The Wild West Show

Peter Hall realises he’s living in an East Coast Victorian time warp when he takes a trip to Fremont in Silicon Valley. Despite crystals, astrology and apparent air-head hedonism, technological innovators are changing things so fast he can’t keep up with

As a first-time visitor to the fabled Silicon Valley last week, I was struck by the curious sensation of being somehow behind time. In the most physically apparent sense (having awoken at some absurd hour of the morning) I was three hours behind US eastern time, and eight hours behind Greenwich Mean Time. In the most familiar sense, traffic in the bay area around San Francisco is bad enough during rush hours to guarantee late arrivals to meetings. And in the most bewildering sense, Silicon Valley is ahead of us all. To the extent that the region produces most of the tools that designers currently use, the west holds the keys to our future.

As Richard Rodriguez points out in a recent issue of Harper’s magazine, the West Coast is not infrequently viewed by East Coasters as the home of the future. “College sit-ins, Malibu Buddhism, skateboards, beach boys, silicon chips,” he writes. “The price Californians pay for such flattery is that we agree to be seen as people lacking in experience, judgement, and temper.” The same might be said of the British attitude towards the whole of the US. And yet, the settlers of the New World bring knowledge of the old with them; it is they who are, in a sense, the more experienced. Likewise, the West Coast settlers brought a knowledge of the East Coast with them as they moved across the country. Rodriguez thinks it no coincidence that Los Angeles should have produced the cynical, hard-boiled tone of literature known as noir.

Silicon Valley offers a distinctly American version of a futuristic landscape. Everywhere is accessed by air-conditioned cars. Everything is designed to be seen from a car, the low-level architecture, the building signs, the manicured verges, the orange trees and the trash hidden out back. This is a car culture with no sense of its ecological impropriety, because there is apparently no practical alternative. Even among the alternatives. A few years back, the California Government ambitiously decreed that two per cent of all new cars sold by the end of the decade should be “zero emission”, therefore battery-powered. One stretch of freeway near San Diego is being earmarked as a test site for computer-controlled driving, whereby drivers relinquish their vehicles to an automated road that sets the speed and spacing to maximise throughput. It is a car culture with a vision of a car driven future, uncompromised by concurrent ecological thinking.

Driving over the Dumbarton Bridge across the bay, I was surprised to see mountains looming up in the hazy, ochre distance above Fremont. It was an encounter with nature startling enough to make me turn off the air conditioner and wind down the windows.

Back in the future Fremont were the cool and unrevealing offices of Syquest, maker of what was – until recently – the standard fast removable storage drive for designers. But Syquest’s future is looking a little hazy. Thrown into a tailspin by the soaring success of the famous Fitch-designed Zip drive, the corporation is fighting off bankruptcy. The future of data storage is small, fast and cheap.

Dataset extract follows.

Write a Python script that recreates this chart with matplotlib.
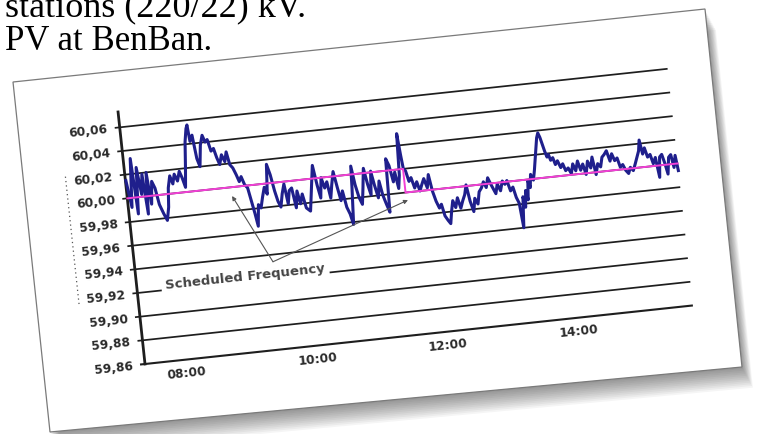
import matplotlib
matplotlib.use("Agg")
import matplotlib.pyplot as plt
from matplotlib.patches import Polygon
from matplotlib.transforms import Affine2D
import numpy as np

# document text around the picture
line1 = "stations (220/22) kV."
line2 = "PV at BenBan."

# frequency trace, hours of day / Hz
hours = [7.393, 7.443, 7.494, 7.529, 7.569, 7.610, 7.645, 7.680, 7.710, 7.745,
         7.781, 7.821, 7.861, 7.912, 7.957, 7.997, 8.022, 8.063, 8.098, 8.133,
         8.173, 8.214, 8.249, 8.284, 8.314, 8.350, 8.385, 8.405, 8.425, 8.465,
         8.501, 8.536, 8.576, 8.617, 8.652, 8.687, 8.727, 8.768, 8.803, 8.838,
         8.878, 8.919, 8.954, 8.989, 9.029, 9.070, 9.105, 9.140, 9.180, 9.221,
         9.256, 9.291, 9.321, 9.357, 9.392, 9.432, 9.473, 9.508, 9.543, 9.583,
         9.624, 9.659, 9.694, 9.734, 9.775, 9.810, 9.845, 9.885, 9.926, 9.961,
         9.996, 10.036, 10.077,
         10.135, 10.185, 10.235, 10.276, 10.311, 10.346, 10.386, 10.427, 10.462, 10.497,
         10.538, 10.578, 10.613, 10.648, 10.689, 10.729, 10.764, 10.799, 10.814, 10.850,
         10.890, 10.930, 10.965, 11.001, 11.041, 11.076, 11.106, 11.142, 11.182, 11.217,
         11.252, 11.293, 11.333, 11.353, 11.393, 11.434, 11.469, 11.504, 11.534, 11.560,
         11.585, 11.605, 11.635, 11.670, 11.706, 11.746, 11.786, 11.821, 11.857, 11.897,
         11.937, 11.972, 12.008, 12.048, 12.088, 12.123, 12.159, 12.199, 12.234, 12.265,
         12.300, 12.335, 12.375, 12.411, 12.451, 12.491, 12.526, 12.562, 12.602, 12.637,
         12.677, 12.713, 12.753, 12.793, 12.828, 12.864, 12.904,
         12.964, 12.999, 13.039, 13.080, 13.115, 13.150, 13.190, 13.231, 13.266, 13.301,
         13.331, 13.367, 13.392, 13.417, 13.442, 13.467, 13.493, 13.518, 13.553, 13.583,
         13.618, 13.644, 13.669, 13.694, 13.719, 13.744, 13.769, 13.795, 13.820, 13.845,
         13.880, 13.910, 13.946, 13.986, 14.021, 14.056, 14.097, 14.137, 14.172, 14.208,
         14.248, 14.283, 14.323, 14.359, 14.399, 14.439, 14.474, 14.510, 14.550, 14.590,
         14.625, 14.661, 14.701, 14.741, 14.776, 14.812, 14.852, 14.887, 14.927, 14.963,
         15.003, 15.038, 15.078, 15.114, 15.154, 15.189, 15.214, 15.245, 15.280, 15.315,
         15.356, 15.391, 15.431, 15.466, 15.496, 15.532, 15.567, 15.597, 15.632, 15.668,
         15.698, 15.733, 15.758]
freq = [60.015, 59.992, 60.033, 59.986, 60.025, 60.002, 60.019, 59.985, 60.020, 59.993,
        60.012, 60.006, 59.992, 59.984, 59.978, 59.989, 60.005, 60.015, 60.008, 60.016,
        60.010, 60.018, 60.012, 60.004, 60.020, 60.042, 60.053, 60.056, 60.042, 60.047,
        60.027, 60.020, 60.038, 60.046, 60.040, 60.042, 60.032, 60.034, 60.026, 60.020,
        60.028, 60.022, 60.030, 60.019, 60.016, 60.010, 60.004, 60.008, 60.001, 59.998,
        59.987, 59.976, 59.965, 59.983, 59.980, 59.989, 59.997, 59.991, 60.016, 60.007,
        59.993, 59.984, 59.979, 59.990, 59.998, 59.981, 59.992, 59.994, 59.977, 59.991,
        59.980, 59.988, 59.976,
        59.973, 59.992, 60.011, 59.994, 59.983, 60.000, 59.991, 59.996, 59.982, 59.993,
        60.004, 59.990, 59.979, 59.987, 59.973, 59.967, 59.958, 59.989, 60.007, 59.991,
        59.980, 59.974, 59.988, 60.004, 59.990, 59.981, 60.001, 59.989, 59.978, 59.992,
        59.980, 59.972, 59.965, 60.010, 60.004, 59.990, 59.998, 59.984, 59.995, 60.030,
        60.012, 60.000, 59.998, 59.989, 59.992, 59.983, 59.988, 59.980, 59.985, 59.990,
        59.982, 59.993, 59.979, 59.970, 59.964, 59.967, 59.957, 59.953, 59.950, 59.960,
        59.969, 59.963, 59.971, 59.962, 59.968, 59.973, 59.981, 59.967, 59.958, 59.969,
        59.964, 59.974, 59.977, 59.982, 59.977, 59.985, 59.979,
        59.971, 59.979, 59.973, 59.981, 59.978, 59.981, 59.972, 59.975, 59.966, 59.961,
        59.940, 59.966, 59.957, 59.971, 59.963, 59.979, 59.973, 59.984, 59.979, 59.987,
        59.998, 60.006, 60.014, 60.018, 60.014, 60.008, 60.002, 59.997, 59.999, 59.994,
        59.996, 59.990, 59.993, 59.987, 59.990, 59.984, 59.986, 59.981, 59.989, 59.983,
        59.991, 59.983, 59.988, 59.979, 59.990, 59.984, 59.993, 59.978, 59.987, 59.984,
        59.992, 59.994, 59.997, 59.988, 59.994, 59.988, 59.990, 59.982, 59.984, 59.979,
        59.976, 59.981, 59.978, 59.983, 59.989, 59.994, 60.003, 59.991, 59.996, 59.988,
        59.990, 59.982, 59.987, 59.970, 59.987, 59.989, 59.981, 59.972, 59.986, 59.988,
        59.977, 59.987, 59.974]

# scheduled frequency (step for time error correction)
sched_hours = [7.386, 11.60, 11.60, 15.758]
sched_freq = [60.00, 60.00, 59.98, 59.98]

y_ticks = [60.06, 60.04, 60.02, 60.00, 59.98, 59.96, 59.94, 59.92, 59.90, 59.88, 59.86]
y_labels = ["60,06", "60,04", "60,02", "60,00", "59,98", "59,96",
            "59,94", "59,92", "59,90", "59,88", "59,86"]
x_ticks = [8, 10, 12, 14]
x_labels = ["08:00", "10:00", "12:00", "14:00"]

note = "Scheduled Frequency"
note_pos = (9.041, 59.925)
note_from = (9.485, 59.934)
note_to = [(8.973, 59.9926), (11.625, 59.9735)]

t0, t1 = 7.386, 15.76
f0, f1 = 59.86, 60.073

fig = plt.figure(figsize=(7.58, 4.35), dpi=100)
page = fig.add_axes([0, 0, 1, 1])
page.set_xlim(0, 758)
page.set_ylim(435, 0)
page.axis("off")

# document text (first line is cut by the top edge in the reference too)
page.text(306, 16, line1, ha="right", va="baseline", fontsize=26,
          family="Liberation Serif", color="black")
page.text(212, 50, line2, ha="right", va="baseline", fontsize=25,
          family="Liberation Serif", color="black")

# the tilted picture card with a soft shadow
card = np.array([[13, 83], [705, 10], [742, 368], [50, 433]])
for i in range(12):
    sh = card + np.array([1.0 + i * 0.9, 2.0 + i * 1.7])
    page.add_patch(Polygon(sh, closed=True, facecolor="black",
                           edgecolor="none", alpha=0.04, zorder=1))
page.add_patch(Polygon(card, closed=True, facecolor="white",
                       edgecolor="#7a7a7a", lw=0.9, zorder=2))

# chart coordinates (hour, Hz) -> page pixels: scale then rotate ~6 deg
ang = np.deg2rad(6.1)
c, s = np.cos(ang), np.sin(ang)
rot = Affine2D(np.array([[c, -s, 145.0], [-s, -c, 365.0], [0, 0, 1]]))
chart = Affine2D().translate(-t0, -f0).scale(65.8, 1190.0) + rot
tr = chart + page.transData

tick = 5 / 65.8
grid_col = "#1e1e1e"
for f in y_ticks:
    page.plot([t0 - tick, t1], [f, f], transform=tr, color=grid_col,
              lw=1.5 if f == f0 else 1.25, zorder=3, solid_capstyle="butt")
page.plot([t0, t0], [f0, f1], transform=tr, color=grid_col, lw=2.0, zorder=3)

for f, lab in zip(y_ticks, y_labels):
    page.text(t0 - 12 / 65.8, f, lab, transform=tr, rotation=6.1,
              rotation_mode="anchor", ha="right", va="center",
              fontsize=8.8, fontweight="bold", color="#2a2a2a", zorder=3)
for h, lab in zip(x_ticks, x_labels):
    page.text(h, f0 - 13 / 1190, lab, transform=tr, rotation=6.1,
              rotation_mode="anchor", ha="center", va="center",
              fontsize=8.8, fontweight="bold", color="#2a2a2a", zorder=3)

# faint dotted axis title
page.plot([t0 - 0.9, t0 - 0.9], [59.916, 60.024], transform=tr,
          color="#555555", lw=0.9, ls=(0, (1, 2.5)), zorder=3)

page.plot(hours, freq, transform=tr, color="#1f1f8c", lw=2.2, zorder=4,
          solid_joinstyle="round")
page.plot(sched_hours, sched_freq, transform=tr, color="#f23fd6", lw=1.4,
          zorder=5)

page.text(note_pos[0], note_pos[1], note, transform=tr, rotation=6.1,
          rotation_mode="anchor", ha="center", va="center", fontsize=9.5,
          fontweight="bold", color="#444444", zorder=6,
          bbox=dict(facecolor="white", edgecolor="none", pad=3))
for tip in note_to:
    page.annotate("", xy=tip, xytext=note_from, xycoords=tr, textcoords=tr,
                  arrowprops=dict(arrowstyle="-|>", color="#555555", lw=0.8,
                                  mutation_scale=6, shrinkA=0, shrinkB=0),
                  zorder=6)

fig.savefig("out.png", dpi=100)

The next day at the Seybold trade fair in San Francisco, Olympus demonstrated its Sys removable optical drive, priced at around $100 more than the Zip, but with greater longevity and reliability. The future may not be Zippy, but Syssy.

The future of new media design, too, is changing, with forthcoming design tools like the intuitively organised Net Objects Fusion eliminating any need to learn hypertext mark-up language (html) for the Web. In Silicon

Valley, there is talk of little else but software applications that allow designers to work unhindered by technical concerns. Just when we’d all learned to stop saying multimedia and to deftly apply the savvy term new media, new media is starting to sound like a retro-futurist moniker, like New Wave, or Art Nouveau, or New Romantic. New media is already old media, and new new media is Internet TV, Virtual Reality Modelling Language and singing and dancing interactive 3D graphics.

I flew home to New York later that evening, and buried my head in a book to avoid watching the in-flight movie, Mission Impossible.

I established to myself that I was flying forward in time to get back to the relative old world of the east. Through the future and into the past. Needless to say, it was difficult to sleep.